Food and beverage executives are optimistic that they will experience growth and increase their capacities next year, according to a new survey from Grant Thornton.
Such optimism suggests that despite ever-tighter margins, raw material price hikes and the introduction of stringent legislation, there are new lucrative opportunities to be found within the food industry.
For example, 64 percent of respondents said that their companies will see the greatest potential for growth in the "better for you" category, including better for you products (42 percent), organic foods (15 percent), obesity-addressing (5 percent) and nutraceuticals (2 percent).
Ethnic cuisine is also considered an area of opportunity, with 24 percent seeing growth potential in that category.
The survey also found that 75 percent of food and beverage executives identify successful product development as the area offering the most opportunity for company growth, followed by successful marketing of a product (63 percent) and operating efficiencies (62 percent).
Such forward thinking means that 64 percent expect their company's employment to increase in both 2005 and 2006 compared to 2004. In addition to headcount growth, the survey also found that food and beverage companies foresee an increase in global expansion, with 82 percent expecting a rise in their company's global expansion plans for US operations.
Furthermore, 74 percent of respondents expect the level of mergers, acquisitions and restructuring in the industry to increase in 2005 compared to current levels.
"As the global economy continues to prosper, US companies are looking to other countries, as well as other companies to expand their operations and with this comes a larger workforce," said Jim Maurer, Grant Thornton's managing partner of the Consumer & Industrial Products Practice.
There are also immediate threats of course.
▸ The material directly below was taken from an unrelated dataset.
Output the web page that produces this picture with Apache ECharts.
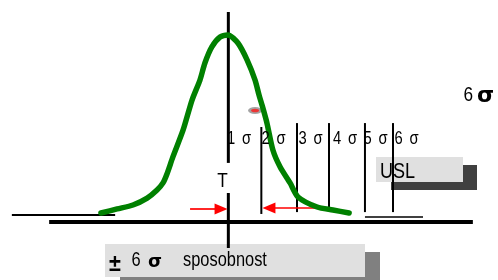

Some 63 percent of respondents believe that competition with larger companies is a critical issue to their company, while other critical issues include food safety, with 57 percent, and fuel costs, with 39 percent. However, 56 percent reported that the weakened US dollar has not had an impact on international business or expansion plans.
As a result, nearly three quarters expect the level of mergers, acquisitions and restructuring in the industry to increase in 2005 compared to current levels. Unsurprisingly therefore, a similar percentage sees an increased need for capital in the next five years.
Half of the companies interviewed report that they will use private equity as their primary source of capital in the next two years.
The Grant Thornton 2005 Survey of US food & beverage companies was conducted during April and May 2005. More than three-fourths (77 percent) of the respondents represent food and beverage companies with gross annual sales revenues of $100 million or less; 15 percent had between $101 million and $500 million in sales revenue and 8 percent had over $501 million.